Q: True silence is rare. In the wilderness silence can be so profound hikers call it “the hum.” Is it important to preserve that experience? Why or why not?
A: Whether the hum exists or does not, and whatever its cause might be, it’s critical that we have places of quiet — places to withdraw from the incessant sounds of the urban environment, to withdraw and refresh in a smaller-scale sound world, one that possesses immense nuance, subtlety and dynamism. Those who have experienced an anechoic chamber, where there is no sound from outside and no reverberation inside, report that in such a “silent” space, they hear their nervous system buzzing and the blood pumping around the body. The very activity of life makes sound. Everything makes sound, even the processes of our body, of life persisting.
Q: The silence of the Grand Canyon is often remarked upon for its significance in contributing to the full experience of the place. Yet air tours in designated corridors at the Canyon shatter that if you’re in the wrong spot. Is this a difficult issue to communicate to the general public?
A: All environments reflect an a priori sonic signature. This is an accumulation of the scale of the place, the mass of air, the temperature of the air, the plant and animal life and other geological features. The Grand Canyon has a special sonic signature because of its awe-inspiring size: the massive volume of air within the Canyon, the grand stone wall of the Canyon reflecting back the sound all around, the water movements through the rock, the dripping streams from above as well as birds from eagles to canyon wrens, the mule, coyote, elk, mountain lions, deer and raccoons, to name a few.
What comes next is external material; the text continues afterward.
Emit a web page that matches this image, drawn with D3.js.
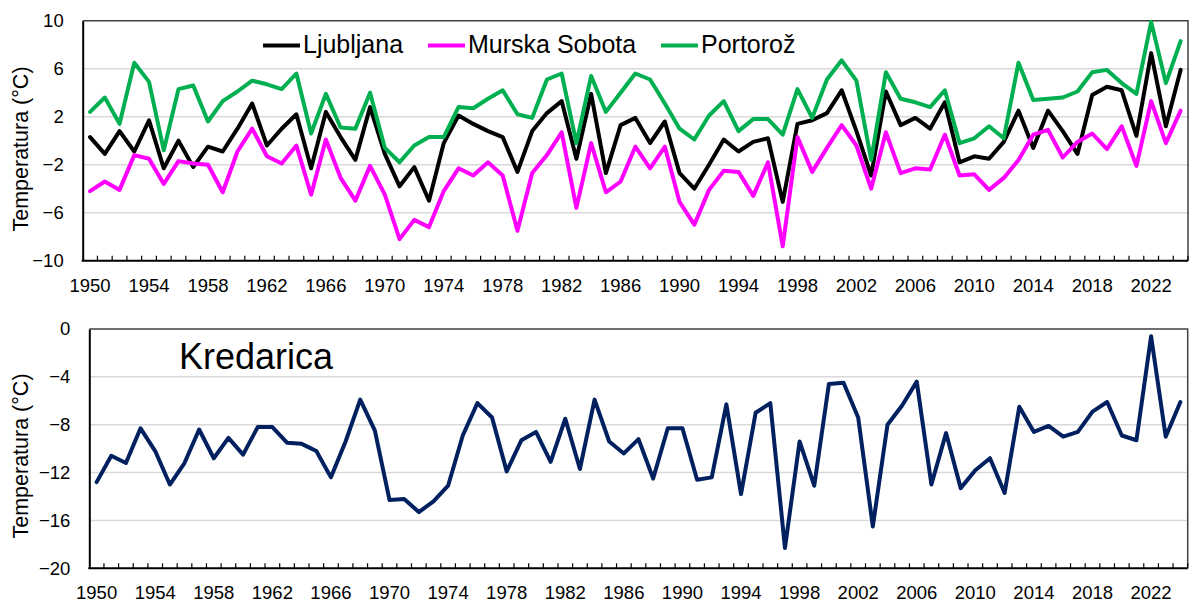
<!DOCTYPE html>
<html>
<head>
<meta charset="utf-8">
<script src="https://cdn.jsdelivr.net/npm/d3@7"></script>
<style>
  body { margin: 0; background: #fff; }
  text { font-family: "Liberation Sans", Arial, sans-serif; }
</style>
</head>
<body>
<div id="wrapper"></div>
<script>
const years = d3.range(1950, 2025)
const labelYears = [1950, 1954, 1958, 1962, 1966, 1970, 1974, 1978, 1982, 1986, 1990, 1994, 1998, 2002, 2006, 2010, 2014, 2018, 2022]

const ljubljana = [0.3, -1.1, 0.8, -0.9, 1.7, -2.3, 0.0, -2.2, -0.5, -0.9, 1.0, 3.1, -0.4, 1.0, 2.2, -2.3, 2.4, 0.3, -1.6, 2.8,
    -1.1, -3.8, -2.2, -5.0, -0.2, 2.1, 1.4, 0.8, 0.3, -2.6, 0.8, 2.3, 3.3, -1.5, 3.9, -2.7, 1.3, 1.9, -0.2, 1.6,
    -2.7, -4.0, -2.0, 0.1, -0.9, -0.1, 0.2, -5.1, 1.4, 1.7, 2.3, 4.2, 0.8, -2.9, 4.1, 1.3, 1.9, 1.0, 3.2, -1.8,
    -1.3, -1.5, -0.1, 2.5, -0.6, 2.5, 0.8, -1.1, 3.8, 4.5, 4.2, 0.4, 7.3, 1.2, 5.9]
const murskaSobota = [-4.2, -3.4, -4.1, -1.2, -1.5, -3.6, -1.7, -1.9, -2.0, -4.3, -0.9, 1.0, -1.3, -1.9, -0.4, -4.5, 0.1, -3.1, -5.0, -2.1,
    -4.5, -8.2, -6.6, -7.2, -4.2, -2.3, -2.9, -1.8, -2.9, -7.5, -2.7, -1.2, 0.7, -5.6, -0.2, -4.3, -3.4, -0.5, -2.3, -0.5,
    -5.1, -7.0, -4.1, -2.5, -2.6, -4.6, -1.8, -8.8, 0.3, -2.6, -0.6, 1.3, -0.4, -4.0, 0.7, -2.7, -2.3, -2.4, 0.5, -2.9,
    -2.8, -4.1, -3.1, -1.6, 0.5, 0.9, -1.4, -0.1, 0.6, -0.7, 1.2, -2.1, 3.3, -0.2, 2.5]
const portoroz = [2.4, 3.6, 1.4, 6.5, 4.9, -0.8, 4.3, 4.6, 1.6, 3.3, 4.1, 5.0, 4.7, 4.3, 5.6, 0.6, 3.9, 1.1, 1.0, 4.0,
    -0.6, -1.8, -0.4, 0.3, 0.3, 2.8, 2.7, 3.5, 4.2, 2.2, 1.9, 5.1, 5.6, -0.2, 5.4, 2.4, 4.0, 5.6, 5.1, 3.1,
    1.0, 0.1, 2.1, 3.3, 0.8, 1.8, 1.8, 0.5, 4.3, 1.9, 5.1, 6.7, 5.0, -1.6, 5.7, 3.5, 3.2, 2.8, 4.2, -0.2,
    0.2, 1.2, 0.2, 6.5, 3.4, 3.5, 3.6, 4.1, 5.7, 5.9, 4.8, 3.9, 9.9, 4.8, 8.3]
const kredarica = [-12.8, -10.6, -11.2, -8.3, -10.2, -13.0, -11.2, -8.4, -10.8, -9.1, -10.5, -8.2, -8.2, -9.5, -9.6, -10.2, -12.4, -9.4, -5.9, -8.5,
    -14.3, -14.2, -15.3, -14.4, -13.1, -8.9, -6.2, -7.4, -11.9, -9.3, -8.6, -11.1, -7.5, -11.7, -5.9, -9.4, -10.4, -9.2, -12.5, -8.3,
    -8.3, -12.6, -12.4, -6.3, -13.8, -7.0, -6.2, -18.3, -9.4, -13.1, -4.6, -4.5, -7.4, -16.5, -8.0, -6.4, -4.4, -13.0, -8.7, -13.3,
    -11.8, -10.8, -13.7, -6.5, -8.6, -8.1, -9.0, -8.6, -6.9, -6.1, -8.9, -9.3, -0.6, -9.0, -6.1]

const topTicks = [10, 6, 2, -2, -6, -10]
const bottomTicks = [0, -4, -8, -12, -16, -20]

const topSeries = [
    { name: 'Ljubljana', values: ljubljana, color: '#000000' },
    { name: 'Murska Sobota', values: murskaSobota, color: '#ff00ff' },
    { name: 'Portorož', values: portoroz, color: '#00b050' },
]
const bottomSeries = [
    { name: 'Kredarica', values: kredarica, color: '#002060' },
]

const width = 1192
const height = 603

const wrapper = d3.select('#wrapper')
    .append('svg')
    .attr('width', width)
    .attr('height', height)
    .style('background-color', '#ffffff')

const drawPanel = (panel) => {
    const { left, right, top, bottom, domain, ticks, series, titleY } = panel

    const scaleX = d3.scaleBand()
        .domain(years)
        .range([left, right])
        .padding(0)
    const scaleY = d3.scaleLinear()
        .domain(domain)
        .range([bottom, top])

    const g = wrapper.append('g')

    // gridlines
    g.append('g').selectAll('line')
        .data(ticks.filter(t => t !== domain[0] && t !== domain[1]))
        .join('line')
        .attr('x1', left)
        .attr('x2', right)
        .attr('y1', d => scaleY(d))
        .attr('y2', d => scaleY(d))
        .attr('stroke', '#d9d9d9')
        .attr('stroke-width', 1.5)

    // top and right border
    g.append('path')
        .attr('d', `M${left},${top}H${right}V${bottom}`)
        .attr('fill', 'none')
        .attr('stroke', '#404040')
        .attr('stroke-width', 1.5)

    // y axis
    const yAxis = g.append('g')
        .attr('transform', `translate(${left}, 0)`)
        .call(d3.axisLeft(scaleY).tickValues(ticks).tickSize(0).tickPadding(19))
    yAxis.select('.domain').attr('stroke', '#000').attr('stroke-width', 2)
    yAxis.selectAll('text')
        .style('font-size', '18.5px')
        .style('font-family', '"Liberation Sans", Arial, sans-serif')
        .attr('fill', '#000')

    // x axis, ticks between the categories
    const boundaries = years.slice(1).map(y => scaleX(y)).concat([right])
    g.append('g').selectAll('line')
        .data(boundaries)
        .join('line')
        .attr('x1', d => d)
        .attr('x2', d => d)
        .attr('y1', bottom)
        .attr('y2', bottom - 5)
        .attr('stroke', '#000')
        .attr('stroke-width', 1.2)
    g.append('line')
        .attr('x1', left - 1)
        .attr('x2', right)
        .attr('y1', bottom)
        .attr('y2', bottom)
        .attr('stroke', '#000')
        .attr('stroke-width', 2)
    g.append('g').selectAll('text')
        .data(labelYears)
        .join('text')
        .text(d => d)
        .attr('x', d => scaleX(d) + scaleX.bandwidth() / 2)
        .attr('y', bottom + 31)
        .attr('text-anchor', 'middle')
        .style('font-size', '18.5px')
        .attr('fill', '#000')

    // series
    const line = d3.line()
        .x((d, i) => scaleX(years[i]) + scaleX.bandwidth() / 2)
        .y(d => scaleY(d))
    g.append('g').selectAll('path')
        .data(series)
        .join('path')
        .attr('d', d => line(d.values))
        .attr('fill', 'none')
        .attr('stroke', d => d.color)
        .attr('stroke-width', 4)
        .attr('stroke-linejoin', 'round')
        .attr('stroke-linecap', 'round')

    // y title
    g.append('text')
        .text('Temperatura (°C)')
        .attr('transform', `translate(28, ${titleY}) rotate(-90)`)
        .attr('text-anchor', 'middle')
        .style('font-size', '21.5px')
        .attr('fill', '#000')

    return { scaleX, scaleY, g }
}

const topPanel = drawPanel({
    left: 82.7, right: 1188, top: 20.7, bottom: 260.7,
    domain: [-10, 10], ticks: topTicks, series: topSeries, titleY: 149,
})
const bottomPanel = drawPanel({
    left: 89.3, right: 1187.7, top: 329, bottom: 568.3,
    domain: [-20, 0], ticks: bottomTicks, series: bottomSeries, titleY: 456,
})

// legend for the top panel
const legendItems = [
    { series: topSeries[0], x: 263 },
    { series: topSeries[1], x: 428 },
    { series: topSeries[2], x: 661 },
]
const legend = wrapper.append('g').selectAll('g')
    .data(legendItems)
    .join('g')
    .attr('transform', d => `translate(${d.x}, 45.5)`)
legend.append('line')
    .attr('x1', 0)
    .attr('x2', 37)
    .attr('stroke', d => d.series.color)
    .attr('stroke-width', 4)
legend.append('text')
    .text(d => d.series.name)
    .attr('x', 40)
    .attr('y', 7)
    .style('font-size', '25px')
    .attr('fill', '#000')

// station label for the bottom panel
wrapper.append('text')
    .text(bottomSeries[0].name)
    .attr('x', 179)
    .attr('y', 369)
    .style('font-size', '36px')
    .attr('fill', '#000')
</script>
</body>
</html>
The “silence” visitors experience is not so much a lack of sound as it is a quietude of natural sounds, usually small in scale, intimate, near and far. This dynamic sonification of the Canyon generates a perception of vast space, of enclosure and of life, dynamic in all its acoustic ecology, following the rhythms of the day, the seasons and the dynamics of the weather. This “silence” is not empty, but rather the sonic signature of a special place.